下面说明如何通过中央控制器操作分区和副本的状态。
名词解释
- isr:同步副本组
- OfflinePartitionLeaderSelector:分区下线后新的领导者选举
- OAR:老的分配副本
- PartitionStateChange: 分区状态
1 PartitionStateChange
1.1 其有效状态如下:
- NonExistentPartition: 这种状态表明该分区从来没有创建过或曾经创建过后来又删除了。
- NewPartition:创建分区后,分区处于NewPartition状态。在这种状态下,还没有Leader/ISR组。
- OnlinePartition:一旦一个分区Leader被选出,就会处于该状态。
- OfflinePartition:如果分区Leader成功选举后,当Leader分区崩溃或挂了,分区状态转变为该状态。
1.2 其有效的状态转移如下:
- NonExistentPartition -> NewPartition : 集群Controller根据计算规则,从zk中读取分区信息,创建新partition和replica。(?什么样的计算规则?)

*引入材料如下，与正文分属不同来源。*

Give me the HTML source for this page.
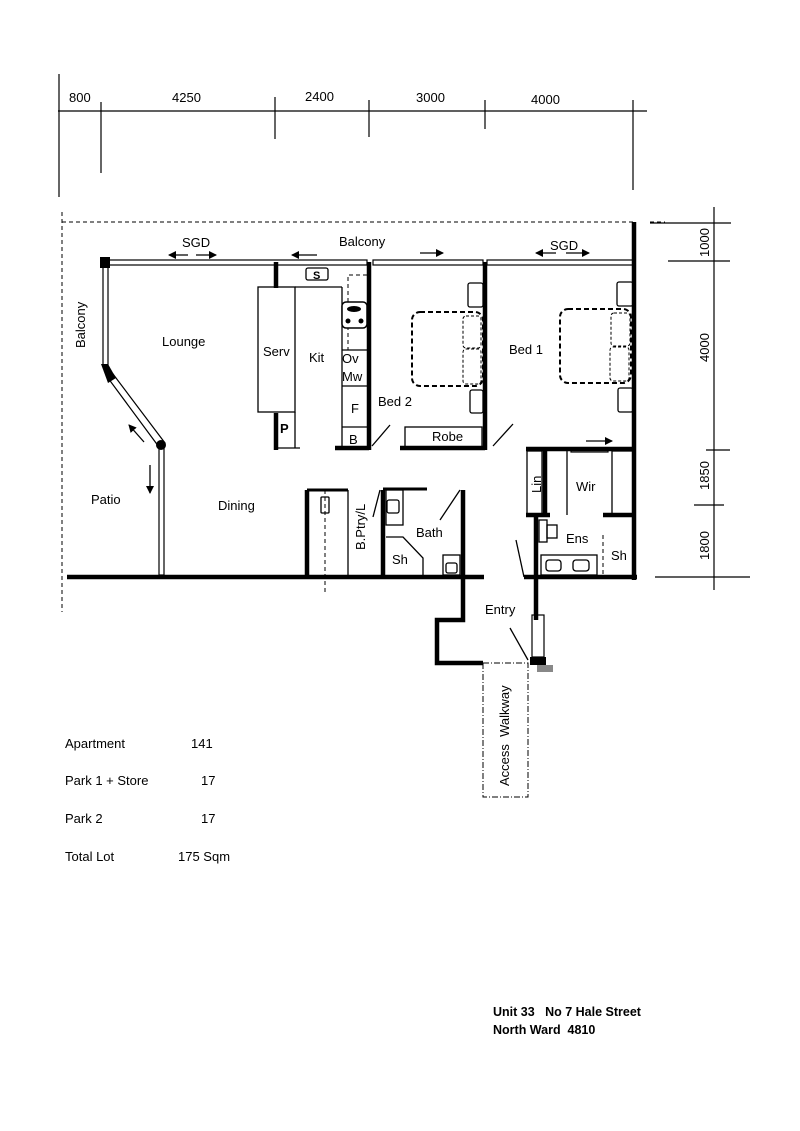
<!DOCTYPE html>
<html><head><meta charset="utf-8"><style>
html,body{margin:0;padding:0;background:#fff;}
svg{display:block;}
text{font-family:"Liberation Sans",sans-serif;font-size:13px;fill:#000;white-space:pre;}
.c{font-family:"Liberation Sans",sans-serif;font-size:13px;}
</style></head><body>
<svg width="800" height="1131" viewBox="0 0 800 1131" xmlns="http://www.w3.org/2000/svg" xml:space="preserve">
<defs><marker id="ah" markerWidth="8" markerHeight="8" refX="7" refY="4" orient="auto" markerUnits="userSpaceOnUse"><path d="M0,0 L8,4 L0,8 z" fill="#000"/></marker></defs>
<g stroke="#000" fill="none" stroke-width="1.2">
<line x1="58" y1="111" x2="647" y2="111"/>
<line x1="59" y1="74" x2="59" y2="197"/>
<line x1="101" y1="102" x2="101" y2="173"/>
<line x1="275" y1="97" x2="275" y2="139"/>
<line x1="369" y1="100" x2="369" y2="137"/>
<line x1="485" y1="100" x2="485" y2="129"/>
<line x1="633" y1="100" x2="633" y2="190"/>
<line x1="714" y1="207" x2="714" y2="590"/>
<line x1="650" y1="223" x2="731" y2="223"/>
<line x1="668" y1="261" x2="730" y2="261"/>
<line x1="706" y1="450" x2="730" y2="450"/>
<line x1="694" y1="505" x2="724" y2="505"/>
<line x1="655" y1="577" x2="750" y2="577"/>
</g>
<g>
<text x="69" y="102" class="c">800</text>
<text x="172" y="102" class="c">4250</text>
<text x="305" y="101" class="c">2400</text>
<text x="416" y="102" class="c">3000</text>
<text x="531" y="104" class="c">4000</text>
<text class="c" transform="translate(709,257) rotate(-90)">1000</text>
<text class="c" transform="translate(709,362) rotate(-90)">4000</text>
<text class="c" transform="translate(709,490) rotate(-90)">1850</text>
<text class="c" transform="translate(709,560) rotate(-90)">1800</text>
</g>
<g stroke="#000" fill="none" stroke-width="1" stroke-dasharray="4,3">
<line x1="62" y1="222" x2="633" y2="222"/>
<line x1="650" y1="222" x2="665" y2="222"/>
<line x1="62" y1="212" x2="62" y2="612"/>
<line x1="325" y1="490" x2="325" y2="592"/>
<polyline points="367,275 348,275 348,350"/>
<line x1="603" y1="535" x2="603" y2="575"/>
</g>
<g stroke="#000" fill="#fff" stroke-width="1.2">
<rect x="105" y="260" width="262" height="5"/>
<rect x="373" y="260" width="110" height="5"/>
<rect x="487" y="260" width="146" height="5"/>
<rect x="103" y="265" width="5" height="100"/>
<polygon points="108,378 113,374 165,443 159,447"/>
<rect x="159" y="447" width="5" height="128"/>
<rect x="571" y="448" width="37" height="4"/>
<rect x="532" y="615" width="12" height="42"/>
</g>
<g fill="#000">
<rect x="100" y="257" width="10" height="11"/>
<polygon points="101,364 108,364 116,378 108,383"/>
<circle cx="161" cy="445" r="5"/>
<rect x="530" y="657" width="16" height="8"/>
<rect x="537" y="665" width="16" height="7" fill="#888"/>
</g>
<g stroke="#000" fill="none" stroke-width="4.5">
<line x1="634" y1="222" x2="634" y2="580"/>
<line x1="67" y1="577" x2="484" y2="577"/>
<line x1="524" y1="577" x2="637" y2="577"/>
<line x1="276" y1="262" x2="276" y2="288"/>
<line x1="276" y1="413" x2="276" y2="450"/>
<line x1="369" y1="262" x2="369" y2="450"/>
<line x1="335" y1="448" x2="369" y2="448"/>
<line x1="485" y1="262" x2="485" y2="450"/>
<line x1="400" y1="448" x2="485" y2="448"/>
<line x1="526" y1="449" x2="636" y2="449"/>
<line x1="545" y1="449" x2="545" y2="515"/>
<line x1="536" y1="515" x2="536" y2="620"/>
<line x1="526" y1="515" x2="550" y2="515"/>
<line x1="603" y1="515" x2="634" y2="515"/>
<line x1="307" y1="490" x2="307" y2="577"/>
<line x1="383" y1="490" x2="383" y2="577"/>
<line x1="463" y1="490" x2="463" y2="577"/>
<polyline points="463,577 463,620 437,620 437,663 483,663"/>
</g>
<g stroke="#000" fill="none" stroke-width="3">
<line x1="307" y1="490" x2="348" y2="490"/>
<line x1="383" y1="489" x2="427" y2="489"/>
</g>
<g stroke="#000" fill="none" stroke-width="1.3">
<rect x="258" y="287" width="37" height="125"/>
<line x1="295" y1="412" x2="295" y2="448"/>
<line x1="295" y1="287" x2="342" y2="287"/>
<line x1="342" y1="287" x2="342" y2="448"/>
<line x1="342" y1="350" x2="368" y2="350"/>
<line x1="342" y1="386" x2="368" y2="386"/>
<line x1="342" y1="427" x2="368" y2="427"/>
<line x1="276" y1="448" x2="300" y2="448"/>
<rect x="306" y="268" width="22" height="12" rx="2"/>
<line x1="372" y1="446" x2="390" y2="425"/>
<rect x="405" y="427" width="77" height="21"/>
<line x1="493" y1="446" x2="513" y2="424"/>
<rect x="527" y="451" width="15" height="64"/>
<line x1="567" y1="451" x2="567" y2="515"/>
<rect x="612" y="451" width="21" height="64"/>
<rect x="539" y="520" width="8" height="22"/>
<rect x="547" y="525" width="10" height="13"/>
<rect x="541" y="555" width="56" height="20"/>
<rect x="546" y="560" width="15" height="11" rx="3"/>
<rect x="573" y="560" width="16" height="11" rx="3"/>
<line x1="516" y1="540" x2="524" y2="577"/>
<rect x="386" y="490" width="17" height="35"/>
<rect x="387" y="500" width="12" height="13" rx="2"/>
<polyline points="386,537 403,537 423,558 423,575"/>
<rect x="443" y="555" width="17" height="20"/>
<rect x="446" y="563" width="11" height="10" rx="2"/>
<line x1="440" y1="520" x2="460" y2="490"/>
<line x1="373" y1="517" x2="380" y2="490"/>
<line x1="348" y1="490" x2="348" y2="577"/>
<rect x="321" y="497" width="8" height="16" rx="1"/>
<line x1="510" y1="628" x2="528" y2="660"/>
<rect x="468" y="283" width="15" height="24" rx="2"/>
<rect x="470" y="390" width="13" height="23" rx="2"/>
<rect x="617" y="282" width="16" height="24" rx="2"/>
<rect x="618" y="388" width="15" height="24" rx="2"/>
</g>
<rect x="342" y="302" width="25" height="26" rx="4" stroke="#000" stroke-width="1.5" fill="#fff"/>
<ellipse cx="354" cy="309" rx="7" ry="3" fill="#000"/>
<circle cx="348" cy="321" r="2.5" fill="#000"/><circle cx="361" cy="321" r="2.5" fill="#000"/>
<g stroke="#000" fill="none" stroke-width="2" stroke-dasharray="5,3">
<rect x="412" y="312" width="71" height="74" rx="8"/>
<rect x="560" y="309" width="71" height="74" rx="8"/>
</g>
<g stroke="#000" fill="none" stroke-width="1" stroke-dasharray="3,2">
<rect x="463" y="316" width="18" height="32" rx="3"/>
<rect x="463" y="349" width="18" height="35" rx="3"/>
<rect x="611" y="313" width="19" height="33" rx="3"/>
<rect x="610" y="347" width="19" height="34" rx="3"/>
</g>
<g stroke="#000" fill="none" stroke-width="1" stroke-dasharray="6,2,1,2">
<rect x="483" y="663" width="45" height="134"/>
</g>
<g stroke="#000" stroke-width="1.3" marker-end="url(#ah)">
<line x1="188" y1="255" x2="169" y2="255"/>
<line x1="196" y1="255" x2="216" y2="255"/>
<line x1="317" y1="255" x2="292" y2="255"/>
<line x1="420" y1="253" x2="443" y2="253"/>
<line x1="556" y1="253" x2="536" y2="253"/>
<line x1="566" y1="253" x2="589" y2="253"/>
<line x1="144" y1="442" x2="129" y2="425"/>
<line x1="150" y1="465" x2="150" y2="493"/>
<line x1="586" y1="441" x2="612" y2="441"/>
</g>
<g>
<text x="182" y="247" class="c">SGD</text>
<text x="339" y="246" class="c">Balcony</text>
<text x="550" y="250" class="c">SGD</text>
<text class="c" transform="translate(85,348) rotate(-90)">Balcony</text>
<text x="162" y="346" class="c">Lounge</text>
<text x="263" y="356" class="c">Serv</text>
<text x="309" y="362" class="c">Kit</text>
<text x="342" y="363" class="c">Ov</text>
<text x="342" y="381" class="c">Mw</text>
<text x="351" y="413" class="c">F</text>
<text x="349" y="444" class="c">B</text>
<text x="280" y="433" class="c" style="font-weight:bold">P</text>
<text x="313" y="279" class="c" style="font-weight:bold;font-size:11px">S</text>
<text x="378" y="406" class="c">Bed 2</text>
<text x="432" y="441" class="c">Robe</text>
<text x="509" y="354" class="c">Bed 1</text>
<text x="91" y="504" class="c">Patio</text>
<text x="218" y="510" class="c">Dining</text>
<text class="c" transform="translate(365,550) rotate(-90)">B.Ptry/L</text>
<text x="416" y="537" class="c">Bath</text>
<text x="392" y="564" class="c">Sh</text>
<text class="c" transform="translate(541,493) rotate(-90)">Lin</text>
<text x="576" y="491" class="c">Wir</text>
<text x="566" y="543" class="c">Ens</text>
<text x="611" y="560" class="c">Sh</text>
<text x="485" y="614" class="c">Entry</text>
<text class="c" transform="translate(509,786) rotate(-90)">Access  Walkway</text>
</g>
<text x="65" y="748">Apartment</text><text x="191" y="748">141</text>
<text x="65" y="785">Park 1 + Store</text><text x="201" y="785">17</text>
<text x="65" y="823">Park 2</text><text x="201" y="823">17</text>
<text x="65" y="861">Total Lot</text><text x="178" y="861">175 Sqm</text>
<text x="493" y="1016" style="font-weight:bold;font-size:12.5px">Unit 33   No 7 Hale Street</text>
<text x="493" y="1034" style="font-weight:bold;font-size:12.5px">North Ward  4810</text>
</svg>
</body></html>
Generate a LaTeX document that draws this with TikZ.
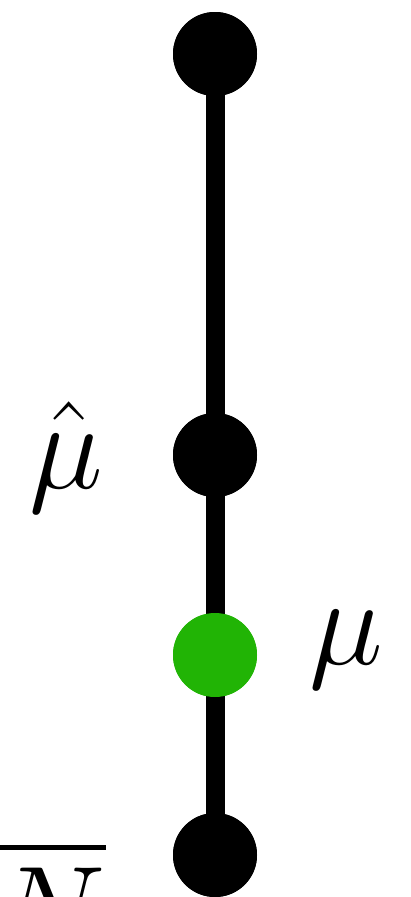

- 首先将第一个可用的副本broker作为leader broker并把所有可用的副本对象都装入ISR,然后写leader和ISR信息到zookeeper中保存
- 对于这个分区而言,发送LeaderAndIsr请求到每个可用的副本broker,以及UpdateMetadata请求到每个可用的broker上
- NewPartition -> OnlinePartition :
- 分配第一个alive的副本作为分区leader,并且该分区所有replica作为一个同步复制组(ISR),将这些信息(Leader和ISR数据) 写到zk中。
- 对于这个分区,发送LeaderAndIsr请求给每一个replica分区和并发送UpdateMetadata请求到每个活者的broker server。目的是让所有的Broker都拥有全局的partition信息。
- OnlinePartition,OfflinePartition -> OnlinePartition:
- 为该分区选取新的leader和ISR以及接收LeaderAndIsr请求的一组副本,然后写入leader和ISR信息到zookeeper中保存。。
- OfflinePartitionLeaderSelector
- ReassignedPartitionLeaderSelector
- PreferredReplicaPartitionLeaderSelector
- ControlledShutdownLeaderSelector
- 对于这个分区,发送LeaderAndIsr请求给每一个接收副本和UpdateMetadata请求到每个broker server
- 为该分区选取新的leader和ISR以及接收LeaderAndIsr请求的一组副本,然后写入leader和ISR信息到zookeeper中保存。。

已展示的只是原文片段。